For many years now, I have promoted that, “Employer branding is not a HR, marketing or communications function, employer branding is a business function.” Recently, I developed an Employer Brand Business Model to support this vision to assist leaders to have conversations with executive and senior leaders and to provide them with a roadmap for detailing how to align employer branding as a business function (see figure 1).

 

What is pleasing to see is just how much progress is being made by companies to evolve their organisational design and practices to align employer branding as a business function over the past few years. Some are doing it by choice and many others are forced to by external market pressures. It is not an overnight process, it can take many years to restructure an organisation to fully align employer branding as a business function. Its progress may also be slowed by a poor culture, lack of employer brand leadership expertise and/or an outdated mindset amongst key influencers in the senior leadership team.

 

Figure 1: The Minchington Employer Brand Business Model

click on image to download A4 pdf

 


Companies such as Adidas, UnitedHealth Group, Salesforce and SAP have experienced significant success with a more strategic focus on employer branding over the past 3-5 years. We will have the opportunity to learn from the leaders driving this change when they present at World Employer Branding Day from 25-27 April 2018 in Prague.

 

In 2006, I was scratching the surface to find quality employer branding case studies and the reality is, there were very few in the market.
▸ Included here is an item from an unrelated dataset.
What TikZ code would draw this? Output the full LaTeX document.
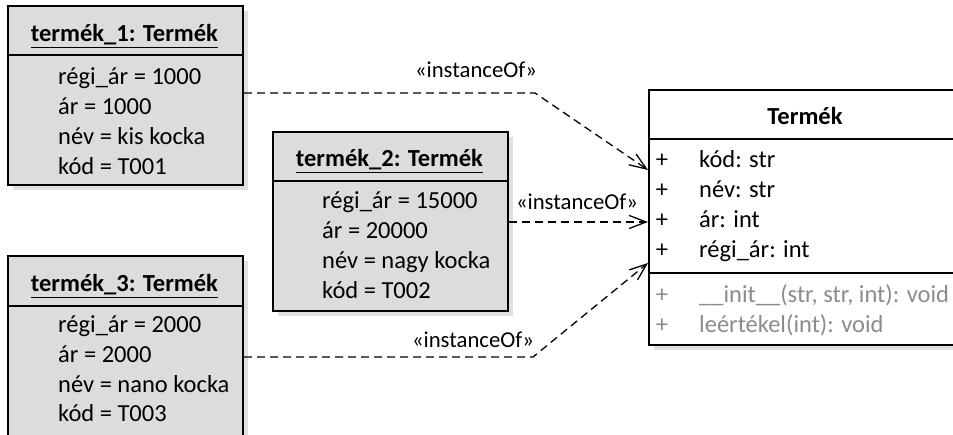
\documentclass[tikz,border=0pt]{standalone}
\usepackage{fontspec}
\setmainfont{Carlito}
\usetikzlibrary{arrows.meta,shadows}
\definecolor{objfill}{HTML}{DCDCDC}
\definecolor{shadowgrey}{HTML}{E0E0E0}
\definecolor{opgrey}{HTML}{8C8C8C}
\begin{document}
\begin{tikzpicture}[x=1bp,y=-1bp,
  txt/.style={font=\fontsize{24.5bp}{29bp}\selectfont, inner sep=0, anchor=base west},
  plus/.style={font=\fontsize{24.5bp}{29bp}\selectfont, inner sep=0, anchor=base},
  ttl/.style={font=\fontsize{24.5bp}{29bp}\selectfont\bfseries, inner sep=0, anchor=base},
  lbl/.style={font=\fontsize{22.7bp}{27bp}\selectfont, inner sep=0},
  boxshade/.style={drop shadow={shadow xshift=5bp, shadow yshift=-5bp, fill=shadowgrey, opacity=1}},
  objbox/.style={draw=black, line width=2bp, fill=objfill, anchor=north west, inner sep=0,
    minimum width=235bp, minimum height=179bp, boxshade},
  clsbox/.style={draw=black, line width=2bp, fill=white, anchor=north west, inner sep=0,
    minimum width=314bp, minimum height=255bp, boxshade},
  sepline/.style={line width=1.3bp},
  inst/.style={dash pattern=on 8bp off 5bp, line width=1.3bp,
    -{Straight Barb[length=17bp,width=13bp,line width=1.3bp]}},
]
\useasboundingbox (0,0) rectangle (953,435);

% object termék_1
\node[objbox] (o1) at (7,5) {};
\draw[sepline] (o1.west |- 0,55) -- (o1.east |- 0,55);
\node[ttl] (o1t) at (124.5,42) {\underline{termék\_1: Termék}};
\node[txt] (o1a) at (58,85) {régi\_ár = 1000};
\node[txt] (o1b) at (58,115) {ár = 1000};
\node[txt] (o1c) at (58,145) {név = kis kocka};
\node[txt] (o1d) at (58,175) {kód = T001};

% object termék_2
\node[objbox] (o2) at (272,131) {};
\draw[sepline] (o2.west |- 0,181) -- (o2.east |- 0,181);
\node[ttl] (o2t) at (389.5,167) {\underline{termék\_2: Termék}};
\node[txt] (o2a) at (322,209) {régi\_ár = 15000};
\node[txt] (o2b) at (322,239) {ár = 20000};
\node[txt] (o2c) at (322,269) {név = nagy kocka};
\node[txt] (o2d) at (322,299) {kód = T002};

% object termék_3 (runs past the lower edge)
\node[objbox, minimum height=190bp] (o3) at (7,255) {};
\draw[sepline] (o3.west |- 0,306) -- (o3.east |- 0,306);
\node[ttl] (o3t) at (124.5,292) {\underline{termék\_3: Termék}};
\node[txt] (o3a) at (58,333) {régi\_ár = 2000};
\node[txt] (o3b) at (58,363) {ár = 2000};
\node[txt] (o3c) at (58,392) {név = nano kocka};
\node[txt] (o3d) at (58,421) {kód = T003};

% class Termék (runs past the right edge)
\node[clsbox] (cls) at (648,89) {};
\draw[sepline] (cls.west |- 0,139) -- (cls.east |- 0,139);
\draw[sepline] (cls.west |- 0,273) -- (cls.east |- 0,273);
\node[ttl] (clst) at (805,125) {Termék};
\node[plus] (p1) at (662,168) {+};
\node[txt] (a1) at (699,168) {kód: str};
\node[plus] (p2) at (662,198) {+};
\node[txt] (a2) at (699,198) {név: str};
\node[plus] (p3) at (662,228) {+};
\node[txt] (a3) at (699,228) {ár: int};
\node[plus] (p4) at (662,258) {+};
\node[txt] (a4) at (699,258) {régi\_ár: int};
\node[plus, text=opgrey] (p5) at (662,303) {+};
\node[txt, text=opgrey] (m1) at (699,303) {\_\_init\_\_(str, str, int): void};
\node[plus, text=opgrey] (p6) at (662,333) {+};
\node[txt, text=opgrey] (m2) at (699,333) {leértékel(int): void};

% instanceOf dependencies
\coordinate (k1) at (535,93);
\coordinate (k3) at (533,357);
\draw[inst] (o1.east |- k1) -- (k1) -- (cls.west |- 0,170);
\draw[inst] (o2.east |- 0,222) -- (cls.west |- 0,222);
\draw[inst] (o3.east |- k3) -- (k3) -- (cls.west |- 0,263);
\node[lbl] (l1) at (476,70) {«instanceOf»};
\node[lbl] (l2) at (577,202) {«instanceOf»};
\node[lbl] (l3) at (473,340) {«instanceOf»};
\end{tikzpicture}
\end{document}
Fast forward to 2017 and we now have 50 case studies which have been compiled through collaboration between agencies and their clients across two volumes of, “Employer Brand Excellence-A Case Study Approach.” The third volume will be launched at the event and the series will be completed in 2019 when leaders from around the world will have the opportunity to learn from the diversity of approaches to employer branding from 100 best practice case studies.

 

As markets around the world are experiencing the most favourable economic conditions since the GFC, the next phase of employer branding towards 2020 is set to be the most exciting yet!